Start of SUPPLIED DATA

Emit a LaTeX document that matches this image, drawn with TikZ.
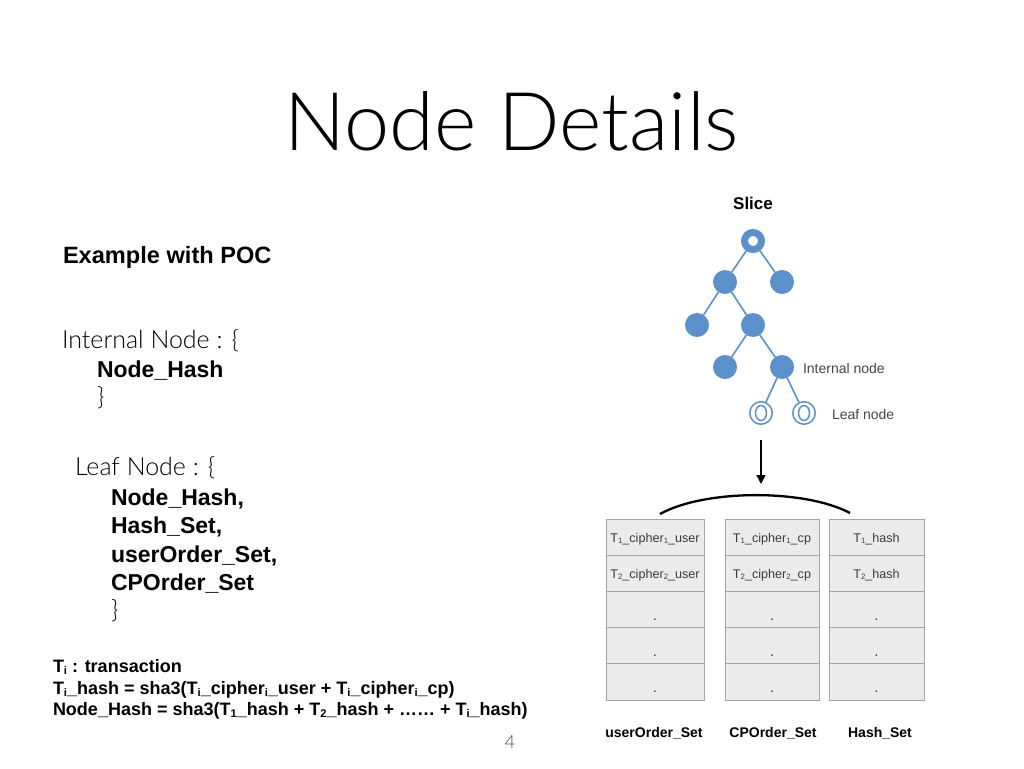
\documentclass[tikz,border=0pt]{standalone}
\usepackage{fontspec}
\setmainfont{Liberation Sans}
\newfontfamily\lightfont{Lato Light}
\usetikzlibrary{arrows.meta}
\definecolor{treeblue}{RGB}{92,144,202}
\definecolor{cellfill}{RGB}{235,235,235}
\definecolor{cellline}{RGB}{165,165,165}
\definecolor{celltext}{RGB}{60,60,60}
\definecolor{labeltext}{RGB}{70,70,70}
\newcommand\fs[1]{\fontsize{#1}{#1}\selectfont}
\newcommand\sbs[1]{\raisebox{-0.12em}{\scalebox{0.62}{#1}}}
\begin{document}
\begin{tikzpicture}[x=1pt,y=-1pt,
  every node/.style={inner sep=0pt,outer sep=0pt},
  txt/.style={anchor=base west,align=left},
  inode/.style={circle,fill=treeblue,minimum size=24pt},
  rootnode/.style={circle,draw=treeblue,fill=white,line width=7pt,minimum size=17pt,outer sep=3.5pt},
  leafnode/.style={circle,draw=treeblue,line width=1.5pt,minimum size=22.5pt,outer sep=0.75pt,
    path picture={\draw[treeblue,line width=1.5pt] (path picture bounding box.center) ellipse (5.5pt and 7.5pt);}},
  tedge/.style={draw=treeblue,line width=1.6pt},
  cell/.style={rectangle,draw=cellline,fill=cellfill,line width=1pt,minimum height=36.2pt,
    text=celltext,font=\fs{12.6},text height=10pt,text depth=0pt},
  dotcell/.style={cell,font=\fs{15},text height=21pt},
  setlabel/.style={anchor=base,font=\bfseries\fs{14}}]
\useasboundingbox (0,0) rectangle (1024,768);

% title
\node[anchor=base] (title) at (512,150) {\lightfont\fs{81}Node Details};

% left column: node structure description
\node[txt] (poc) at (63,263) {\bfseries\fs{23.6}Example with POC};
\node[txt] (int) at (62,348) {\lightfont\fs{25}Internal Node : \{};
\node[txt] (intf) at (97,377) {\bfseries\fs{23}Node\_Hash};
\node[txt] (intc) at (97,405) {\lightfont\fs{25}\}};
\node[txt] (leaf) at (75,475) {\lightfont\fs{25}Leaf Node : \{};
\node[txt] (lf1) at (111,505) {\bfseries\fs{23}Node\_Hash,};
\node[txt] (lf2) at (111,533) {\bfseries\fs{23}Hash\_Set,};
\node[txt] (lf3) at (111,562) {\bfseries\fs{23}userOrder\_Set,};
\node[txt] (lf4) at (111,590) {\bfseries\fs{23}CPOrder\_Set};
\node[txt] (lfc) at (111,618) {\lightfont\fs{25}\}};

% definitions
\node[txt] (d1) at (53,672) {\bfseries\fs{18}T\sbs{i} : transaction};
\node[txt] (d2) at (53,694) {\bfseries\fs{18}T\sbs{i}\_hash = sha3(T\sbs{i}\_cipher\sbs{i}\_user + T\sbs{i}\_cipher\sbs{i}\_cp)};
\node[txt] (d3) at (53,715) {\bfseries\fs{18}Node\_Hash = sha3(T\sbs{1}\_hash + T\sbs{2}\_hash + …… + T\sbs{i}\_hash)};

% page number
\node[anchor=base,text=labeltext] (page) at (510,748) {\lightfont\fs{18}4};

% slice tree
\node[anchor=base] (slice) at (753,209) {\bfseries\fs{17}Slice};
\node[rootnode] (r) at (753,241) {};
\node[inode] (a) at (725,282) {};
\node[inode] (b) at (782,282) {};
\node[inode] (c) at (697,325) {};
\node[inode] (d) at (753,325) {};
\node[inode] (e) at (725,367) {};
\node[inode] (f) at (782,367) {};
\node[leafnode] (g) at (761,413) {};
\node[leafnode] (h) at (804,413) {};
\draw[tedge] (r) -- (a);
\draw[tedge] (r) -- (b);
\draw[tedge] (a) -- (c);
\draw[tedge] (a) -- (d);
\draw[tedge] (d) -- (e);
\draw[tedge] (d) -- (f);
\draw[tedge] (f) -- (g);
\draw[tedge] (f) -- (h);
\node[txt,text=labeltext] (intlab) at (803,373) {\fs{14}Internal node};
\node[txt,text=labeltext] (leaflab) at (832,419) {\fs{14}Leaf node};

% arrow down to the sets
\coordinate (arrS) at (761,440);
\coordinate (arrE) at (761,484);
\draw[line width=1.6pt,-{Triangle[length=9pt,width=9pt]}] (arrS) -- (arrE);

% grouping arc over the sets
\coordinate (arcL) at (660,514);
\coordinate (arcR) at (850,513);
\draw[line width=2.3pt] (arcL) .. controls (705,489) and (805,489) .. (arcR);

% userOrder_Set
\node[cell,minimum width=98pt] (u1) at (655,537.1) {T\sbs{1}\_cipher\sbs{1}\_user};
\node[cell,minimum width=98pt] (u2) at (655,573.3) {T\sbs{2}\_cipher\sbs{2}\_user};
\node[dotcell,minimum width=98pt] (u3) at (655,609.5) {.};
\node[dotcell,minimum width=98pt] (u4) at (655,645.7) {.};
\node[dotcell,minimum width=98pt] (u5) at (655,681.9) {.};
% CPOrder_Set
\node[cell,minimum width=94pt] (p1) at (772,537.1) {T\sbs{1}\_cipher\sbs{1}\_cp};
\node[cell,minimum width=94pt] (p2) at (772,573.3) {T\sbs{2}\_cipher\sbs{2}\_cp};
\node[dotcell,minimum width=94pt] (p3) at (772,609.5) {.};
\node[dotcell,minimum width=94pt] (p4) at (772,645.7) {.};
\node[dotcell,minimum width=94pt] (p5) at (772,681.9) {.};
% Hash_Set
\node[cell,minimum width=95pt] (s1) at (876.5,537.1) {T\sbs{1}\_hash};
\node[cell,minimum width=95pt] (s2) at (876.5,573.3) {T\sbs{2}\_hash};
\node[dotcell,minimum width=95pt] (s3) at (876.5,609.5) {.};
\node[dotcell,minimum width=95pt] (s4) at (876.5,645.7) {.};
\node[dotcell,minimum width=95pt] (s5) at (876.5,681.9) {.};

\node[setlabel] (ul) at (654,737) {userOrder\_Set};
\node[setlabel] (pl) at (773,737) {CPOrder\_Set};
\node[setlabel] (sl) at (880,737) {Hash\_Set};
\end{tikzpicture}
\end{document}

End of SUPPLIED DATA

### [TASK DETAILS]
Pictures are excluded; output everything else in the data verbatim.

### [WRITTEN RESPONSE]
Emit a LaTeX document that matches this image, drawn with TikZ.
\documentclass[tikz,border=0pt]{standalone}
\usepackage{fontspec}
\setmainfont{Liberation Sans}
\newfontfamily\lightfont{Lato Light}
\usetikzlibrary{arrows.meta}
\definecolor{treeblue}{RGB}{92,144,202}
\definecolor{cellfill}{RGB}{235,235,235}
\definecolor{cellline}{RGB}{165,165,165}
\definecolor{celltext}{RGB}{60,60,60}
\definecolor{labeltext}{RGB}{70,70,70}
\newcommand\fs[1]{\fontsize{#1}{#1}\selectfont}
\newcommand\sbs[1]{\raisebox{-0.12em}{\scalebox{0.62}{#1}}}
\begin{document}
\begin{tikzpicture}[x=1pt,y=-1pt,
  every node/.style={inner sep=0pt,outer sep=0pt},
  txt/.style={anchor=base west,align=left},
  inode/.style={circle,fill=treeblue,minimum size=24pt},
  rootnode/.style={circle,draw=treeblue,fill=white,line width=7pt,minimum size=17pt,outer sep=3.5pt},
  leafnode/.style={circle,draw=treeblue,line width=1.5pt,minimum size=22.5pt,outer sep=0.75pt,
    path picture={\draw[treeblue,line width=1.5pt] (path picture bounding box.center) ellipse (5.5pt and 7.5pt);}},
  tedge/.style={draw=treeblue,line width=1.6pt},
  cell/.style={rectangle,draw=cellline,fill=cellfill,line width=1pt,minimum height=36.2pt,
    text=celltext,font=\fs{12.6},text height=10pt,text depth=0pt},
  dotcell/.style={cell,font=\fs{15},text height=21pt},
  setlabel/.style={anchor=base,font=\bfseries\fs{14}}]
\useasboundingbox (0,0) rectangle (1024,768);

% title
\node[anchor=base] (title) at (512,150) {\lightfont\fs{81}Node Details};

% left column: node structure description
\node[txt] (poc) at (63,263) {\bfseries\fs{23.6}Example with POC};
\node[txt] (int) at (62,348) {\lightfont\fs{25}Internal Node : \{};
\node[txt] (intf) at (97,377) {\bfseries\fs{23}Node\_Hash};
\node[txt] (intc) at (97,405) {\lightfont\fs{25}\}};
\node[txt] (leaf) at (75,475) {\lightfont\fs{25}Leaf Node : \{};
\node[txt] (lf1) at (111,505) {\bfseries\fs{23}Node\_Hash,};
\node[txt] (lf2) at (111,533) {\bfseries\fs{23}Hash\_Set,};
\node[txt] (lf3) at (111,562) {\bfseries\fs{23}userOrder\_Set,};
\node[txt] (lf4) at (111,590) {\bfseries\fs{23}CPOrder\_Set};
\node[txt] (lfc) at (111,618) {\lightfont\fs{25}\}};

% definitions
\node[txt] (d1) at (53,672) {\bfseries\fs{18}T\sbs{i} : transaction};
\node[txt] (d2) at (53,694) {\bfseries\fs{18}T\sbs{i}\_hash = sha3(T\sbs{i}\_cipher\sbs{i}\_user + T\sbs{i}\_cipher\sbs{i}\_cp)};
\node[txt] (d3) at (53,715) {\bfseries\fs{18}Node\_Hash = sha3(T\sbs{1}\_hash + T\sbs{2}\_hash + …… + T\sbs{i}\_hash)};

% page number
\node[anchor=base,text=labeltext] (page) at (510,748) {\lightfont\fs{18}4};

% slice tree
\node[anchor=base] (slice) at (753,209) {\bfseries\fs{17}Slice};
\node[rootnode] (r) at (753,241) {};
\node[inode] (a) at (725,282) {};
\node[inode] (b) at (782,282) {};
\node[inode] (c) at (697,325) {};
\node[inode] (d) at (753,325) {};
\node[inode] (e) at (725,367) {};
\node[inode] (f) at (782,367) {};
\node[leafnode] (g) at (761,413) {};
\node[leafnode] (h) at (804,413) {};
\draw[tedge] (r) -- (a);
\draw[tedge] (r) -- (b);
\draw[tedge] (a) -- (c);
\draw[tedge] (a) -- (d);
\draw[tedge] (d) -- (e);
\draw[tedge] (d) -- (f);
\draw[tedge] (f) -- (g);
\draw[tedge] (f) -- (h);
\node[txt,text=labeltext] (intlab) at (803,373) {\fs{14}Internal node};
\node[txt,text=labeltext] (leaflab) at (832,419) {\fs{14}Leaf node};

% arrow down to the sets
\coordinate (arrS) at (761,440);
\coordinate (arrE) at (761,484);
\draw[line width=1.6pt,-{Triangle[length=9pt,width=9pt]}] (arrS) -- (arrE);

% grouping arc over the sets
\coordinate (arcL) at (660,514);
\coordinate (arcR) at (850,513);
\draw[line width=2.3pt] (arcL) .. controls (705,489) and (805,489) .. (arcR);

% userOrder_Set
\node[cell,minimum width=98pt] (u1) at (655,537.1) {T\sbs{1}\_cipher\sbs{1}\_user};
\node[cell,minimum width=98pt] (u2) at (655,573.3) {T\sbs{2}\_cipher\sbs{2}\_user};
\node[dotcell,minimum width=98pt] (u3) at (655,609.5) {.};
\node[dotcell,minimum width=98pt] (u4) at (655,645.7) {.};
\node[dotcell,minimum width=98pt] (u5) at (655,681.9) {.};
% CPOrder_Set
\node[cell,minimum width=94pt] (p1) at (772,537.1) {T\sbs{1}\_cipher\sbs{1}\_cp};
\node[cell,minimum width=94pt] (p2) at (772,573.3) {T\sbs{2}\_cipher\sbs{2}\_cp};
\node[dotcell,minimum width=94pt] (p3) at (772,609.5) {.};
\node[dotcell,minimum width=94pt] (p4) at (772,645.7) {.};
\node[dotcell,minimum width=94pt] (p5) at (772,681.9) {.};
% Hash_Set
\node[cell,minimum width=95pt] (s1) at (876.5,537.1) {T\sbs{1}\_hash};
\node[cell,minimum width=95pt] (s2) at (876.5,573.3) {T\sbs{2}\_hash};
\node[dotcell,minimum width=95pt] (s3) at (876.5,609.5) {.};
\node[dotcell,minimum width=95pt] (s4) at (876.5,645.7) {.};
\node[dotcell,minimum width=95pt] (s5) at (876.5,681.9) {.};

\node[setlabel] (ul) at (654,737) {userOrder\_Set};
\node[setlabel] (pl) at (773,737) {CPOrder\_Set};
\node[setlabel] (sl) at (880,737) {Hash\_Set};
\end{tikzpicture}
\end{document}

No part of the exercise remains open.